* _Directive_
Word for word, transcribe the lines below and drop the pictures.

** begin **

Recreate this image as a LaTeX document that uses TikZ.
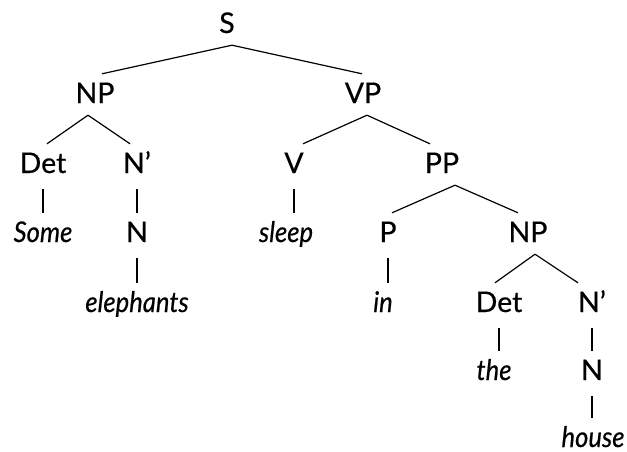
\documentclass[tikz,border=0pt]{standalone}
\usepackage{fontspec}
\setmainfont{Lato}[FakeBold=0.5,ItalicFeatures={FakeStretch=0.9,FakeBold=0.5}]
\usetikzlibrary{calc}
\begin{document}
\begin{tikzpicture}[x=1pt,y=-1pt,
  tn/.style={font=\fontsize{28.5}{34}\selectfont, inner sep=0pt, text height=20pt, text depth=0pt, anchor=base},
  lx/.style={tn, font=\fontsize{28.5}{34}\selectfont\itshape},
  edge/.style={line width=1.2pt, black}]
\useasboundingbox (0,0) rectangle (627,452);
\node[tn] (s) at (227,33) {S};
\node[tn] (np1) at (95,103) {NP};
\node[tn] (vp) at (363,103) {VP};
\node[tn] (det1) at (43,173) {Det};
\node[tn] (nb1) at (137,173) {N’};
\node[tn] (v) at (294,173) {V};
\node[tn] (pp) at (442,173) {PP};
\node[lx] (some) at (43,242) {Some};
\node[tn] (n1) at (137,242) {N};
\node[lx] (sleep) at (286,242) {sleep};
\node[tn] (p) at (388,242) {P};
\node[tn] (np2) at (528,242) {NP};
\node[lx] (eleph) at (137,312) {elephants};
\node[lx] (in) at (383,312) {in};
\node[tn] (det2) at (499,312) {Det};
\node[tn] (nb2) at (592,312) {N’};
\node[lx] (the) at (494,380) {the};
\node[tn] (n2) at (592,380) {N};
\node[lx] (house) at (593,447) {house};
% branching edges: parent / x offset / child / x offset
\foreach \a/\ao/\b/\bo in {s/5/np1/7, s/5/vp/-1, np1/-7/det1/4, np1/-7/nb1/-7, vp/4/v/9, vp/4/pp/-12, pp/13/p/4, pp/13/np2/-10, np2/7/det2/-4, np2/7/nb2/-14}
  \draw[edge] ($(\a.south)+(\ao pt,-12pt)$) -- ($(\b.north)+(\bo pt,9pt)$);
% unary edges (vertical)
\foreach \a/\b in {det1/some, nb1/n1, n1/eleph, v/sleep, p/in, det2/the, nb2/n2, n2/house}
  \draw[edge] ($(\a.south)+(0,-16pt)$) -- ($(\a.south |- \b.north)+(0,9pt)$);
\end{tikzpicture}
\end{document}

** end **

* _The result_
Recreate this image as a LaTeX document that uses TikZ.
\documentclass[tikz,border=0pt]{standalone}
\usepackage{fontspec}
\setmainfont{Lato}[FakeBold=0.5,ItalicFeatures={FakeStretch=0.9,FakeBold=0.5}]
\usetikzlibrary{calc}
\begin{document}
\begin{tikzpicture}[x=1pt,y=-1pt,
  tn/.style={font=\fontsize{28.5}{34}\selectfont, inner sep=0pt, text height=20pt, text depth=0pt, anchor=base},
  lx/.style={tn, font=\fontsize{28.5}{34}\selectfont\itshape},
  edge/.style={line width=1.2pt, black}]
\useasboundingbox (0,0) rectangle (627,452);
\node[tn] (s) at (227,33) {S};
\node[tn] (np1) at (95,103) {NP};
\node[tn] (vp) at (363,103) {VP};
\node[tn] (det1) at (43,173) {Det};
\node[tn] (nb1) at (137,173) {N’};
\node[tn] (v) at (294,173) {V};
\node[tn] (pp) at (442,173) {PP};
\node[lx] (some) at (43,242) {Some};
\node[tn] (n1) at (137,242) {N};
\node[lx] (sleep) at (286,242) {sleep};
\node[tn] (p) at (388,242) {P};
\node[tn] (np2) at (528,242) {NP};
\node[lx] (eleph) at (137,312) {elephants};
\node[lx] (in) at (383,312) {in};
\node[tn] (det2) at (499,312) {Det};
\node[tn] (nb2) at (592,312) {N’};
\node[lx] (the) at (494,380) {the};
\node[tn] (n2) at (592,380) {N};
\node[lx] (house) at (593,447) {house};
% branching edges: parent / x offset / child / x offset
\foreach \a/\ao/\b/\bo in {s/5/np1/7, s/5/vp/-1, np1/-7/det1/4, np1/-7/nb1/-7, vp/4/v/9, vp/4/pp/-12, pp/13/p/4, pp/13/np2/-10, np2/7/det2/-4, np2/7/nb2/-14}
  \draw[edge] ($(\a.south)+(\ao pt,-12pt)$) -- ($(\b.north)+(\bo pt,9pt)$);
% unary edges (vertical)
\foreach \a/\b in {det1/some, nb1/n1, n1/eleph, v/sleep, p/in, det2/the, nb2/n2, n2/house}
  \draw[edge] ($(\a.south)+(0,-16pt)$) -- ($(\a.south |- \b.north)+(0,9pt)$);
\end{tikzpicture}
\end{document}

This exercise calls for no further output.